Back in May, Ford reached a deal with Tesla that will enable owners of Blue Oval EVs to utilize the latter’s Supercharger network. However, current Ford EVs come equipped with Combined Charging System (CCS) ports, rather than the North American Charging Standard (NACS), though existing owners will get an adapter that allows them to make use of Tesla’s NACS chargers, while the automaker’s second-generation models may come equipped with both. However, this change has left one big question unanswered – what type of chargers will Ford dealers participating in the Model e program install at their locations? Now, that question has been answered by Jeff Beno, public charging manager at Ford, in a recent interview with Tom Moloughney from the State of Charge YouTube channel.

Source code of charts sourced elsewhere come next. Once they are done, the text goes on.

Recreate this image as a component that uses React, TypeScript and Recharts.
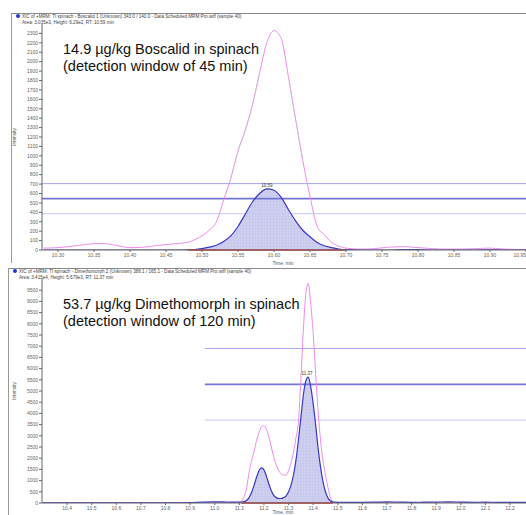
import React from 'react'
import { ComposedChart, Line, Area, XAxis, YAxis, ReferenceLine, ReferenceDot } from 'recharts'

const FONT = '"Liberation Sans", Arial, sans-serif'

// ---- Boscalid (top panel) ----
const boscalidTime = [
  10.28, 10.30, 10.32, 10.34, 10.36, 10.38, 10.40, 10.42, 10.44, 10.46, 10.48,
  10.49, 10.50, 10.51, 10.52, 10.53, 10.54, 10.55, 10.56, 10.57, 10.58, 10.59,
  10.60, 10.61, 10.62, 10.63, 10.64, 10.65, 10.66, 10.67, 10.68, 10.69, 10.70,
  10.72, 10.74, 10.76, 10.78, 10.80, 10.82, 10.84, 10.86, 10.88, 10.90, 10.92, 10.95,
]
const boscalidPink = [
  20, 25, 40, 60, 70, 50, 25, 30, 50, 65, 80,
  110, 150, 210, 300, 530, 760, 1050, 1270, 1540, 1880, 2200,
  2330, 2250, 1840, 1390, 950, 570, 250, 160, 80, 40, 20,
  10, 15, 30, 35, 25, 15, 10, 10, 15, 20, 10, 5,
]
const boscalidGrey = [
  null, null, null, null, null, null, null, null, null, null, null,
  null, null, null, null, null, 760, 1050, 1270, 1540, 1880, null,
  null, null, 1840, 1390, 950, null, null, null, null, null, null,
  null, null, null, null, null, null, null, null, null, null, null, null,
]
const boscalidBlue = [
  0, 0, 0, 0, 0, 0, 0, 0, 0, 0, 2,
  5, 15, 30, 50, 90, 150, 250, 380, 510, 600, 650,
  635, 560, 430, 310, 210, 140, 80, 45, 25, 10, 3,
  0, 0, 0, 5, 3, 0, 0, 0, 0, 2, 0, 0,
]
const boscalidWindow = [10.48, 10.70]
const boscalidLimits = [705, 545, 385]
const boscalidApex = { t: 10.59, v: 650, label: '10.59' }
const boscalidXTicks = [10.30, 10.35, 10.40, 10.45, 10.50, 10.55, 10.60, 10.65, 10.70, 10.75, 10.80, 10.85, 10.90, 10.95]
const boscalidYTicks = [0, 100, 200, 300, 400, 500, 600, 700, 800, 900, 1000, 1100, 1200, 1300, 1400, 1500, 1600, 1700, 1800, 1900, 2000, 2100, 2200, 2300]

// ---- Dimethomorph (bottom panel) ----
const dimethTime = [
  10.30, 10.40, 10.50, 10.60, 10.70, 10.80, 10.90, 10.95, 11.00, 11.05,
  11.10, 11.11, 11.12, 11.13, 11.14, 11.15, 11.16, 11.17, 11.18, 11.19, 11.20,
  11.21, 11.22, 11.23, 11.24, 11.25, 11.26, 11.27, 11.28, 11.29, 11.30,
  11.31, 11.32, 11.33, 11.34, 11.35, 11.36, 11.37, 11.38, 11.39, 11.40,
  11.41, 11.42, 11.43, 11.44, 11.45, 11.46, 11.47, 11.48, 11.49, 11.50,
  11.55, 11.60, 11.65, 11.70, 11.75, 11.80, 11.85, 11.90, 11.95, 12.00, 12.05, 12.10, 12.15, 12.20, 12.265,
]
const dimethPink = [
  10, 10, 10, 10, 10, 10, 15, 20, 20, 20,
  30, 100, 300, 700, 1400, 1900, 2300, 2800, 3150, 3400, 3450,
  3300, 2950, 2500, 2050, 1700, 1450, 1300, 1250, 1250, 1450,
  1800, 2250, 2900, 3600, 5500, 7700, 9300, 9800, 8900, 7600,
  5800, 4100, 2800, 1900, 1250, 700, 250, 40, 10, 0,
  10, 10, 15, 10, 10, 10, 10, 10, 10, 10, 10, 10, 10, 10, 10,
]
const dimethBlue = [
  10, 10, 10, 10, 10, 10, 15, 40, 50, 45,
  40, 45, 60, 120, 250, 480, 800, 1150, 1450, 1570, 1480,
  1200, 850, 550, 340, 240, 200, 200, 240, 320, 500,
  800, 1250, 1900, 2800, 3800, 4800, 5450, 5620, 5200, 4450,
  3500, 2450, 1600, 950, 500, 230, 100, 50, 35, 30,
  30, 30, 35, 50, 40, 30, 35, 40, 50, 40, 30, 35, 30, 30, 30,
]
const dimethWindow = [11.11, 11.48]
const dimethLimits = [6900, 5300, 3700]
const dimethLimitStart = 10.96
const dimethApex = { t: 11.375, v: 5620, label: '11.37' }
const dimethXTicks = [10.4, 10.5, 10.6, 10.7, 10.8, 10.9, 11.0, 11.1, 11.2, 11.3, 11.4, 11.5, 11.6, 11.7, 11.8, 11.9, 12.0, 12.1, 12.2]
const dimethYTicks = [0, 500, 1000, 1500, 2000, 2500, 3000, 3500, 4000, 4500, 5000, 5500, 6000, 6500, 7000, 7500, 8000, 8500, 9000, 9500]

function buildRows(time: number[], pink: number[], grey: (number | null)[] | null, blue: number[], win: number[]) {
  return time.map((t, i) => ({
    t,
    pink: pink[i],
    grey: grey ? grey[i] : null,
    blue: blue[i],
    fill: t >= win[0] - 1e-6 && t <= win[1] + 1e-6 ? blue[i] : null,
  }))
}

const tickStyle = { fontSize: 5, fill: '#666', fontFamily: FONT }

// x tick that keeps the last label inside the picture
function makeXTick(digits: number) {
  return (p: any) => {
    const nearEdge = p.x > 518
    return (
      <text
        x={nearEdge ? 526 : p.x}
        y={p.y + 4}
        textAnchor={nearEdge ? 'end' : 'middle'}
        fontSize={5}
        fill="#666"
        fontFamily={FONT}
      >
        {Number(p.payload.value).toFixed(digits)}
      </text>
    )
  }
}

function Chromatogram(props: any) {
  const { id, rows, height, marginTop, xDomain, xTicks, xDigits, yDomain, yTicks, win, limits, limitStart, apex } = props
  const limitStyle = [
    { stroke: '#a4a4ea', width: 1 },
    { stroke: '#7474d4', width: 1.8 },
    { stroke: '#c6c6f4', width: 1 },
  ]
  return (
    <ComposedChart width={526} height={height} data={rows} margin={{ top: marginTop, right: 0, bottom: 0, left: 0 }}>
      <defs>
        <pattern id={id} width="3" height="3" patternUnits="userSpaceOnUse">
          <rect width="3" height="3" fill="#cacaf0" />
          <path d="M3 0 L0 0 L0 3" stroke="#adadde" strokeWidth="0.4" fill="none" />
        </pattern>
      </defs>
      <XAxis
        type="number"
        dataKey="t"
        domain={xDomain}
        ticks={xTicks}
        allowDataOverflow
        interval={0}
        height={12}
        tick={makeXTick(xDigits)}
        tickSize={2}
        tickMargin={1}
        axisLine={{ stroke: '#666' }}
        tickLine={{ stroke: '#666' }}
      />
      <YAxis
        type="number"
        domain={yDomain}
        ticks={yTicks}
        allowDataOverflow
        interval={0}
        width={42}
        tick={tickStyle}
        tickSize={3}
        tickMargin={1}
        axisLine={{ stroke: '#666' }}
        tickLine={{ stroke: '#666' }}
      />
      {limits.map((v: number, i: number) =>
        limitStart == null ? (
          <ReferenceLine key={i} y={v} stroke={limitStyle[i].stroke} strokeWidth={limitStyle[i].width} />
        ) : (
          <ReferenceLine
            key={i}
            segment={[{ x: limitStart, y: v }, { x: xDomain[1], y: v }]}
            stroke={limitStyle[i].stroke}
            strokeWidth={limitStyle[i].width}
          />
        )
      )}
      <Area type="monotone" dataKey="fill" stroke="none" fill={`url(#${id})`} fillOpacity={0.9} isAnimationActive={false} />
      <Line type="monotone" dataKey="pink" stroke="#ee8cee" strokeWidth={1} dot={false} isAnimationActive={false} />
      <Line type="monotone" dataKey="grey" stroke="#c4c4c4" strokeOpacity={0.55} strokeWidth={1} dot={false} isAnimationActive={false} />
      <Line type="monotone" dataKey="blue" stroke="#3838c6" strokeWidth={1.2} dot={false} isAnimationActive={false} />
      <ReferenceLine segment={[{ x: win[0], y: 0 }, { x: win[1], y: 0 }]} stroke="#d23232" strokeWidth={1.3} />
      <ReferenceDot
        x={apex.t}
        y={apex.v}
        r={0}
        stroke="none"
        label={{ value: apex.label, position: 'top', offset: 2, style: { fontSize: 4.5, fill: '#333', fontFamily: FONT } }}
      />
    </ComposedChart>
  )
}

function Header({ top, left, lines }: { top: number; left: number; lines: string[] }) {
  return (
    <>
      <div style={{ position: 'absolute', top, left, width: 526 - left, borderTop: '1.5px solid #8a8a8a' }} />
      <div style={{ position: 'absolute', top, left, height: 250, borderLeft: '1px solid #9a9a9a' }} />
      <div style={{ position: 'absolute', top: top + 1, left: left + 5, width: 4, height: 4, borderRadius: 2, background: '#1f35d8' }} />
      <div style={{ position: 'absolute', top: top + 1, left: left + 11, fontFamily: FONT, fontSize: 4.6, lineHeight: '5.6px', color: '#444', whiteSpace: 'nowrap' }}>
        {lines.map((l) => (
          <div key={l}>{l}</div>
        ))}
      </div>
    </>
  )
}

function Note({ top, lines }: { top: number; lines: string[] }) {
  return (
    <div style={{ position: 'absolute', top, left: 63, fontFamily: FONT, fontSize: 14.5, lineHeight: '17px', color: '#111', whiteSpace: 'nowrap' }}>
      {lines.map((l) => (
        <div key={l}>{l}</div>
      ))}
    </div>
  )
}

function SmallLabel({ text, x, y, rotate }: { text: string; x: number; y: number; rotate?: boolean }) {
  return (
    <div
      style={{
        position: 'absolute',
        left: x,
        top: y,
        transform: `translate(-50%, -50%)${rotate ? ' rotate(-90deg)' : ''}`,
        fontFamily: FONT,
        fontSize: 4.8,
        color: '#555',
        whiteSpace: 'nowrap',
      }}
    >
      {text}
    </div>
  )
}

export default function App() {
  const topRows = buildRows(boscalidTime, boscalidPink, boscalidGrey, boscalidBlue, boscalidWindow)
  const bottomRows = buildRows(dimethTime, dimethPink, null, dimethBlue, dimethWindow)
  return (
    <div style={{ position: 'absolute', left: 0, top: 0, width: 526, height: 515, overflow: 'hidden', background: '#fff' }}>
      <div style={{ position: 'absolute', left: 0, top: 0 }}>
        <Chromatogram
          id="gridTop"
          rows={topRows}
          height={262}
          marginTop={24}
          xDomain={[10.2778, 10.95]}
          xTicks={boscalidXTicks}
          xDigits={2}
          yDomain={[0, 2400]}
          yTicks={boscalidYTicks}
          win={boscalidWindow}
          limits={boscalidLimits}
          limitStart={null}
          apex={boscalidApex}
        />
      </div>
      <div style={{ position: 'absolute', left: 0, top: 268 }}>
        <Chromatogram
          id="gridBottom"
          rows={bottomRows}
          height={247}
          marginTop={11}
          xDomain={[10.298, 12.265]}
          xTicks={dimethXTicks}
          xDigits={1}
          yDomain={[0, 10000]}
          yTicks={dimethYTicks}
          win={dimethWindow}
          limits={dimethLimits}
          limitStart={dimethLimitStart}
          apex={dimethApex}
        />
      </div>
      <Header
        top={13}
        left={11}
        lines={[
          'XIC of +MRM: TI spinach - Boscalid 1 (Unknown) 343.0 / 140.0 - Data Scheduled MRM Pro.wiff (sample 40)',
          'Area: 3.035e3, Height: 6.29e2, RT: 10.59 min',
        ]}
      />
      <Header
        top={268}
        left={8}
        lines={[
          'XIC of +MRM: TI spinach - Dimethomorph 2 (Unknown) 388.1 / 165.1 - Data Scheduled MRM Pro.wiff (sample 40)',
          'Area: 3.415e4, Height: 5.679e3, RT: 11.37 min',
        ]}
      />
      <Note top={41} lines={['14.9 µg/kg Boscalid in spinach', '(detection window of 45 min)']} />
      <Note top={296} lines={['53.7 µg/kg Dimethomorph in spinach', '(detection window of 120 min)']} />
      <SmallLabel text="Intensity" x={14} y={137} rotate />
      <SmallLabel text="Intensity" x={14} y={391} rotate />
      <SmallLabel text="Time, min" x={283} y={263} />
      <SmallLabel text="Time, min" x={283} y={512} />
    </div>
  )
}
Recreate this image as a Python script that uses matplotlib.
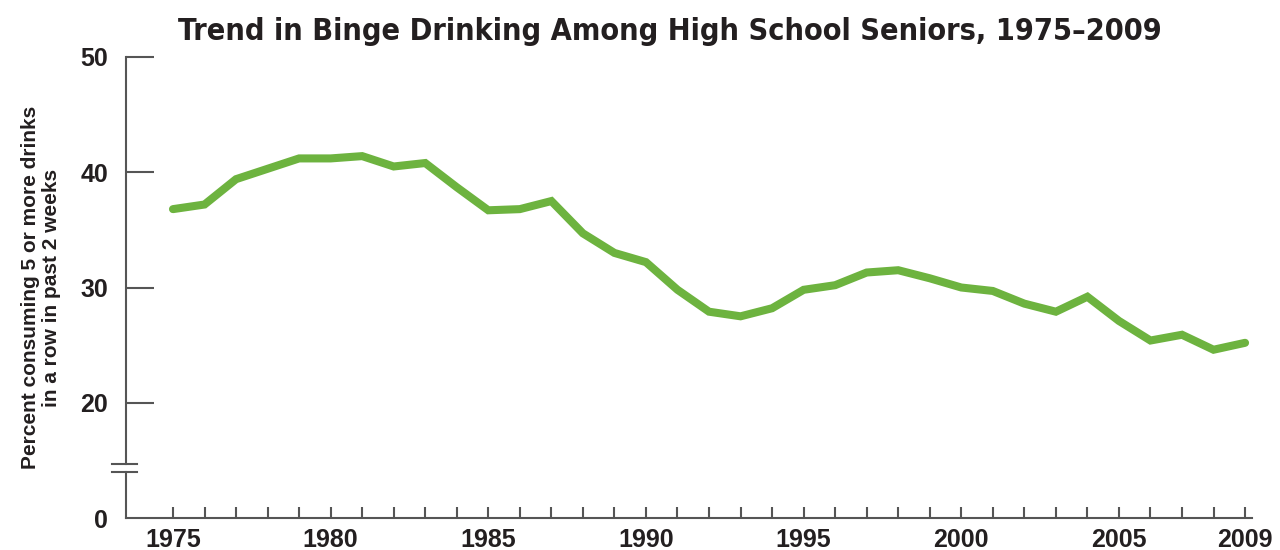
import numpy as np
import matplotlib.pyplot as plt
from matplotlib.ticker import FixedLocator

# Data
years = list(range(1975, 2010))
percent = [36.8, 37.2, 39.4, 40.3, 41.2, 41.2, 41.4, 40.5, 40.8, 38.7,
           36.7, 36.8, 37.5, 34.7, 33.0, 32.2, 29.8, 27.9, 27.5, 28.2,
           29.8, 30.2, 31.3, 31.5, 30.8, 30.0, 29.7, 28.6, 27.9, 29.2,
           27.1, 25.4, 25.9, 24.6, 25.2]
x_labels = [1975, 1980, 1985, 1990, 1995, 2000, 2005, 2009]
y_ticks = [10, 20, 30, 40, 50]
y_labels = ['0', '20', '30', '40', '50']

green = '#6db33f'
axis_col = '#555555'
text_col = '#231f20'

plt.rcParams['font.family'] = ['Liberation Sans', 'DejaVu Sans']

fig = plt.figure(figsize=(12.8, 5.5), dpi=100)
ax = fig.add_axes([126 / 1280, 32 / 550, 1126 / 1280, 461 / 550])

ax.plot(years, percent, color=green, linewidth=5.8, solid_capstyle='round',
        solid_joinstyle='miter')

ax.set_xlim(1973.51, 2009.22)
ax.set_ylim(10, 50)

# spines
for s in ['top', 'right', 'left']:
    ax.spines[s].set_visible(False)
ax.spines['bottom'].set_color(axis_col)
ax.spines['bottom'].set_linewidth(1.5)

# left axis drawn by hand with a break
ytr = ax.get_yaxis_transform()
ax.plot([0, 0], [10, 13.99], color=axis_col, lw=1.5, transform=ytr, clip_on=False)
ax.plot([0, 0], [14.68, 50], color=axis_col, lw=1.5, transform=ytr, clip_on=False)
for yb in [13.99, 14.68]:
    ax.plot([-0.0124, 0.0098], [yb, yb], color=axis_col, lw=1.5,
            transform=ytr, clip_on=False)

# x ticks
ax.set_xticks(x_labels)
ax.set_xticklabels([str(v) for v in x_labels])
ax.xaxis.set_minor_locator(FixedLocator(years))
ax.tick_params(axis='x', which='both', direction='in', length=8, width=1.5,
               color=axis_col, pad=7, labelsize=18, labelcolor=text_col)
for lab in ax.get_xticklabels():
    lab.set_fontweight('bold')

# y ticks
ax.set_yticks(y_ticks)
ax.set_yticklabels(y_labels)
ax.tick_params(axis='y', direction='in', length=20, width=1.5, color=axis_col,
               pad=13, labelsize=18, labelcolor=text_col)
for lab in ax.get_yticklabels():
    lab.set_fontweight('bold')
ax.yaxis.get_major_ticks()[0].tick1line.set_visible(False)

ax.set_ylabel('Percent consuming 5 or more drinks\nin a row in past 2 weeks',
              fontsize=15, fontweight='bold', color=text_col, labelpad=14,
              linespacing=1.1)

fig.text(670 / 1280, 1 - 31 / 550,
         'Trend in Binge Drinking Among High School Seniors, 1975\u20132009',
         ha='center', va='center', fontsize=22, fontweight='bold',
         fontstretch='condensed', color=text_col, family='DejaVu Sans')

fig.savefig('out.png', dpi=100)
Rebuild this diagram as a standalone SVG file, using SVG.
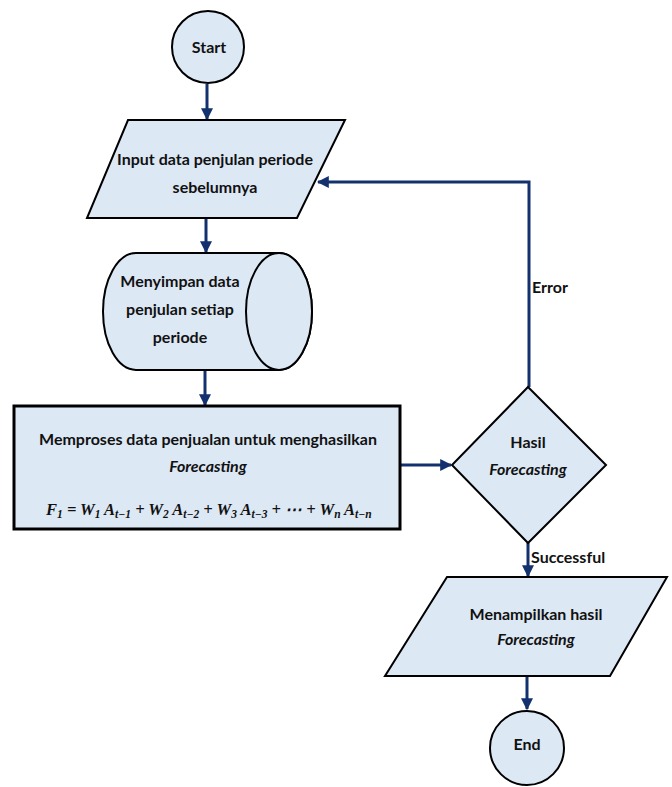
<svg xmlns="http://www.w3.org/2000/svg" width="672" height="787" viewBox="0 0 672 787">
<defs>
<style>
.shape{fill:#dde8f5;stroke:#000;stroke-width:2}
.t{font-family:Lato,"Open Sans","Liberation Sans",sans-serif;font-size:16px;font-weight:bold;fill:#111;text-anchor:middle}
.i{font-style:italic}
.lbl{font-family:Lato,"Open Sans","Liberation Sans",sans-serif;font-size:16px;font-weight:bold;fill:#111}
.c{fill:none;stroke:#13316f;stroke-width:3}
.m{font-family:"Liberation Serif","DejaVu Serif",serif;font-weight:bold;font-style:italic;font-size:16.5px;fill:#111}
.s{font-size:11.5px}
</style>
<marker id="ah" viewBox="0 0 10 10" refX="9" refY="5" markerWidth="4" markerHeight="4" orient="auto" markerUnits="strokeWidth">
<path d="M0,0 L10,5 L0,10 Z" fill="#13316f"/>
</marker>
</defs>
<g id="connectors">
<path class="c" d="M207,84 V119" marker-end="url(#ah)"/>
<path class="c" d="M206,218 V252" marker-end="url(#ah)"/>
<path class="c" d="M205,370 V405" marker-end="url(#ah)"/>
<path class="c" d="M401,465 H451" marker-end="url(#ah)"/>
<path class="c" d="M529,387 V182 H318" marker-end="url(#ah)"/>
<path class="c" d="M528,543 V576" marker-end="url(#ah)"/>
<path class="c" d="M527,676 V709" marker-end="url(#ah)"/>
<text class="lbl" x="532" y="293">Error</text>
<text class="lbl" x="531" y="563">Successful</text>
</g>
<g id="start">
<circle class="shape" cx="208" cy="47" r="36"/>
<text class="t" x="209" y="53">Start</text>
</g>
<g id="input">
<path class="shape" d="M128,120 H345 L297,218 H87 Z"/>
<text class="t" x="215" y="165">Input data penjulan periode</text>
<text class="t" x="215" y="193">sebelumnya</text>
</g>
<g id="store">
<path class="shape" d="M136,253 H279 A33,58.5 0 0 1 279,370 H136 A33,58.5 0 0 1 136,253 Z"/>
<ellipse class="shape" cx="279" cy="311.5" rx="33" ry="58.5"/>
<text class="t" x="180" y="287">Menyimpan data</text>
<text class="t" x="180" y="315">penjulan setiap</text>
<text class="t" x="180" y="343">periode</text>
</g>
<g id="process">
<rect class="shape" x="14" y="406" width="386" height="123" style="stroke-width:3"/>
<text class="t" x="208" y="445">Memproses data penjualan untuk menghasilkan</text>
<text class="t i" x="208" y="472">Forecasting</text>
<text class="m" x="46" y="515">F<tspan class="s" dy="3">1</tspan><tspan dy="-3"> =  W</tspan><tspan class="s" dy="3">1</tspan><tspan dy="-3"> A</tspan><tspan class="s" dy="3">t−1</tspan><tspan dy="-3"> + W</tspan><tspan class="s" dy="3">2</tspan><tspan dy="-3"> A</tspan><tspan class="s" dy="3">t−2</tspan><tspan dy="-3"> + W</tspan><tspan class="s" dy="3">3</tspan><tspan dy="-3"> A</tspan><tspan class="s" dy="3">t−3</tspan><tspan dy="-3"> + ⋯ + W</tspan><tspan class="s" dy="3">n</tspan><tspan dy="-3"> A</tspan><tspan class="s" dy="3">t−n</tspan></text>
</g>
<g id="decision">
<path class="shape" d="M528,387 L606,465 L528,543 L452,465 Z"/>
<text class="t" x="528" y="448">Hasil</text>
<text class="t i" x="528" y="475">Forecasting</text>
</g>
<g id="output">
<path class="shape" d="M447,577 H667 L610,676 H385 Z"/>
<text class="t" x="536" y="620">Menampilkan hasil</text>
<text class="t i" x="536" y="645">Forecasting</text>
</g>
<g id="end">
<circle class="shape" cx="527" cy="748" r="37"/>
<text class="t" x="527" y="750">End</text>
</g>
</svg>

“Yeah, absolutely no pause on it. The need to get public facing DC fast chargers to build out the network and put them in places that our customers need and value…top priority,” Beno said when asked about this forthcoming expansion. “The fleet today is 100 percent CCS and it will be that way through the next couple of years. And our focus is on getting those chargers out there to support the fleet and all those CCS customers as soon as we can. And how we handle the transition that’s going to be taking place over many years, in the second half of this decade, is something that we’ll address at that time.”
This makes sense given the fact that some Ford dealers have already installed CCS chargers at their location, coupled with the fact that all current Blue Oval EVs are equipped with CCS ports, though Beno clearly left open the possibility that those same dealers may wind up installing NACS chargers at a later date.
Though it faced some early concerns and even legal objection from Ford dealers and trade groups, the majority of those entities wound up enrolling in the Model e Certified program in both the U.S. and Canada. However, a small number dropped out after FoMoCo made changes to the program, while those that opted in have found the act of installing chargers to be somewhat difficult at the moment, as it’s expensive, complicated, and time-consuming.